How many times have you pretended to have it all together when really you were falling apart? Can you count the number of times you actually changed something about yourself to fit in? When was the last time you were actually 100% yourself?
These are some questions that every person has dealt with as it pertains to the “masks” we wear daily. I’m not talking about those beat makeup looks, nor those great masks we wear to improve our skin’s glow (although those are great!). No, I’m talking about those invisible shields that we put on to block or hide who we are and what we are feeling. I’ve actually worn many masks to hide most of my weaknesses and fears. Although most would believe that keeping a good and strong “face” is the best protective barrier, it is not. In reality, it can be the most damaging thing to do in the long run, and I figured this out this past May, on the day I graduated college.
Despite being a bit under the weather, something was truly bothering me on what was supposed to be one of the most important and proudest moments in my life: my college graduation. However, I felt awful and it wasn’t just my sore throat and stuffy nose. I felt horrible because I had worn the mask of disappointment and fear for years. I was scared of what was next for me and my future after college. On top of that, I had realized my disappointment in my support system. I felt alone and a little overwhelmed.

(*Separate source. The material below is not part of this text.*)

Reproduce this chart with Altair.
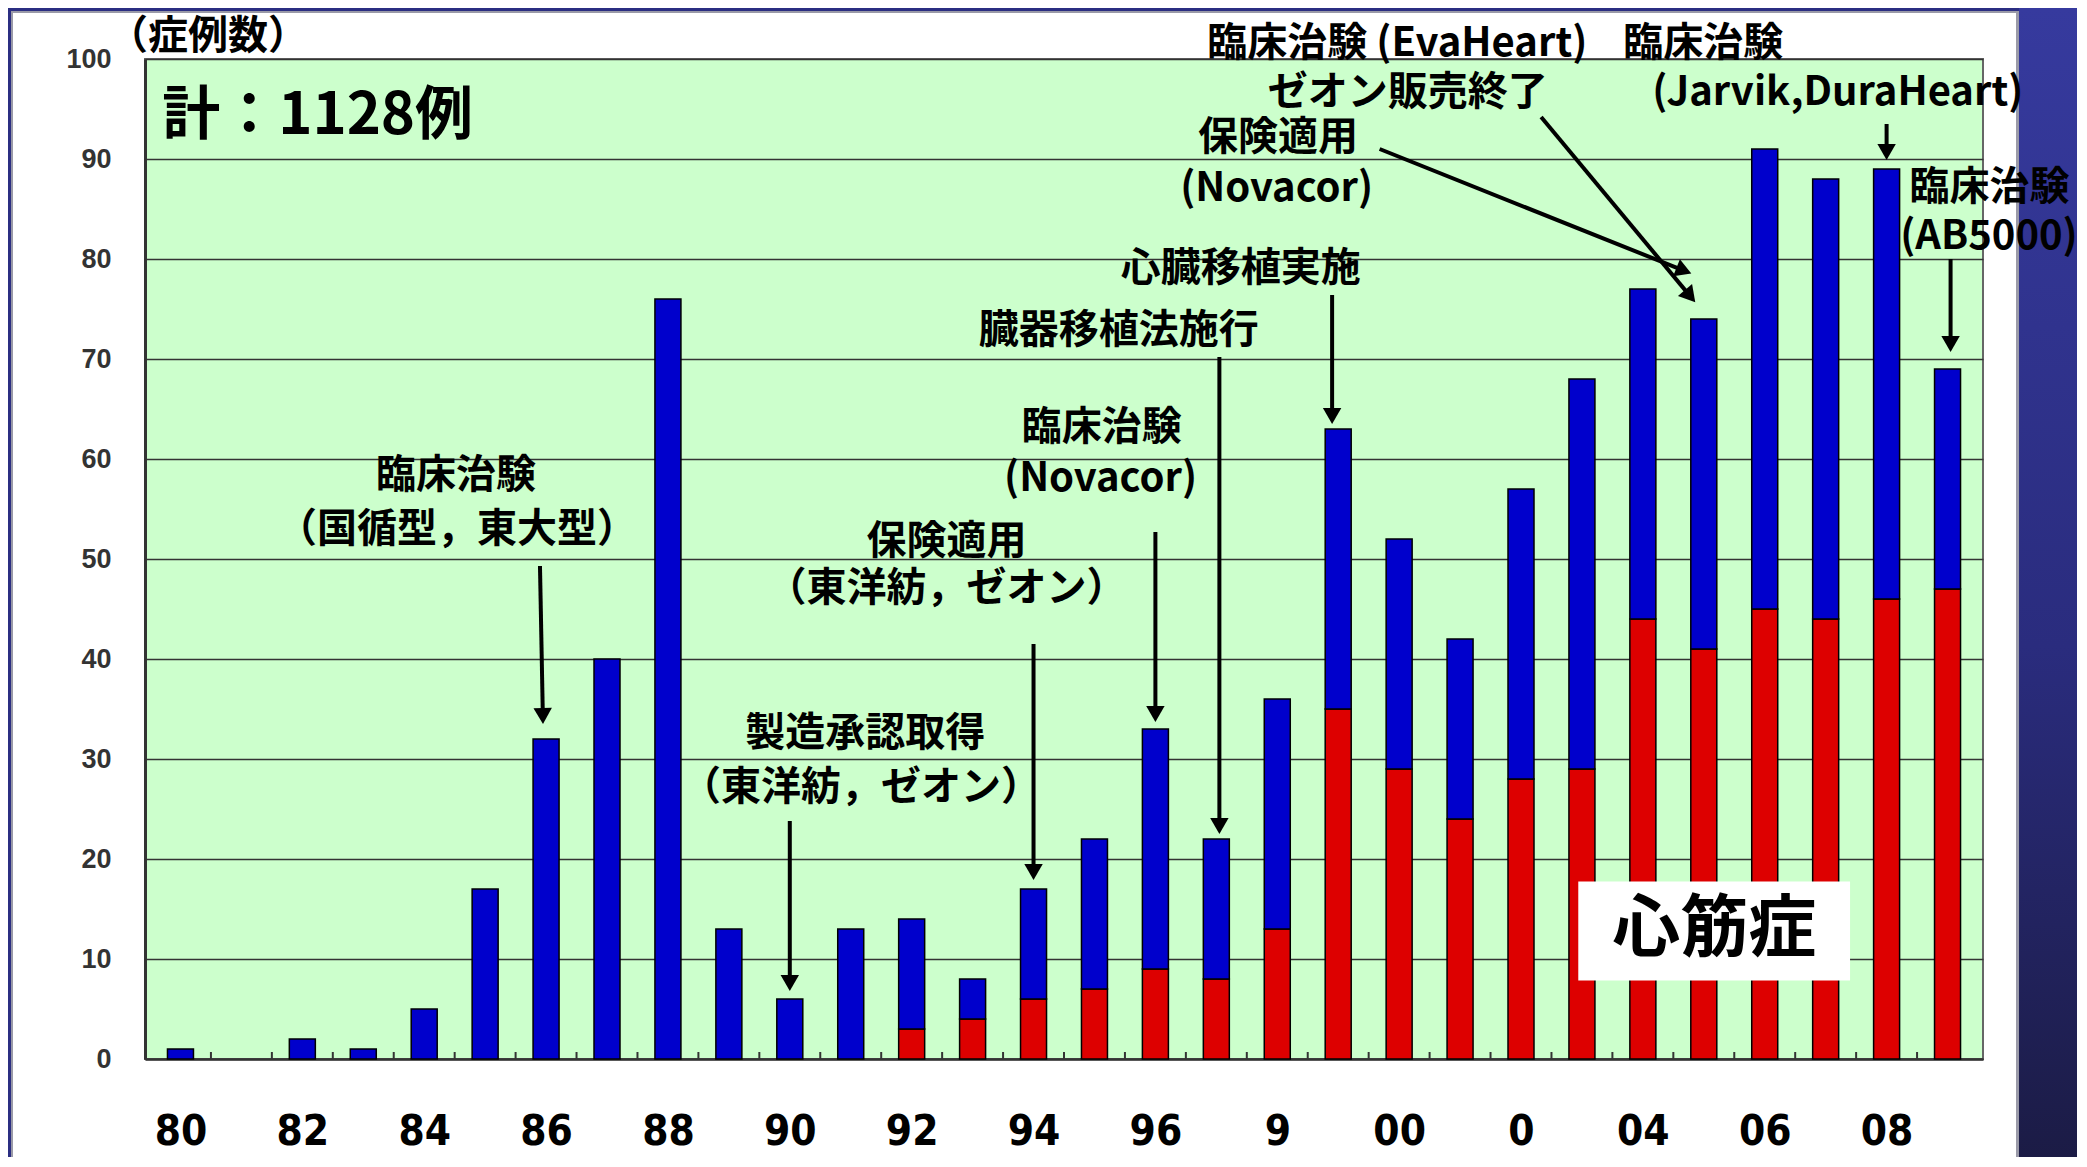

Being that I am a first generation college graduate, the oldest of three children, and coming from a low-income home, there wasn’t really anyone who I could relate to when it came to my journey throughout college. I rarely discussed my accomplishments and awards, programs I was involved in, or the everyday issues of a college woman. I just felt alone. However, I always kept a strong demeanor, and everyone always looked at me as the “golden child.” When it came time for me to walk across that stage, those feelings of fear and disappointment consumed me. It was time to take off the masks; it was time to face my feelings head on.
I’m not going to lie, it’s pretty tough to not hide when you’re afraid and/or hurting. You want to be strong and to be looked at as someone who has her/himself together. But the best route is to understand why you’re hiding and from whom. The masks we wear are really just a front and eventually they will have to come off. Actually, I’m still in the process of unleashing the feelings that I have kept covered, but I challenge you to join me in taking the steps to breaking through your own masks:
Understanding and being aware that you are hiding is the first step. It is the step that you declare yourself as being afraid, concerned, overwhelmed, disappointed, unconfident, or whatever it is that you’re hiding. Also, recognizing this is realizing that we all are human. Nobody is perfect or even close to it. Being conscious is a great starting point to healing.
Acknowledge the fact that you are hiding and accept is for what it is. Accepting that it’s okay to feel certain things helps with the process of moving on to a solution.
After you have become aware and are accepting your true self and feelings, find a better outlet instead of masking your issues. For instance, take a new fitness class to help put your mind as ease. Also, reading and journaling are great outlets to changing the “hide and seek” behavior that occurs when wearing our masks. By acquiring a different outlet, we are gaining a new perspective on ways in which we can deal with our issues and feelings. Therefore, instead of hiding, we put effort into unleashing those feelings towards something that can help us heal.
Basically, the masks we wear are not us. They are a barrier that blocks who we truly are and how we are truly feeling. As I stated before, I’m still figuring it out, but the best thing about growing out of my masks is learning ways to not revert back to hiding my true self. I know it’s quite hard to expose yourself and feelings, but it’s much harder when you have never experienced feeling completely free.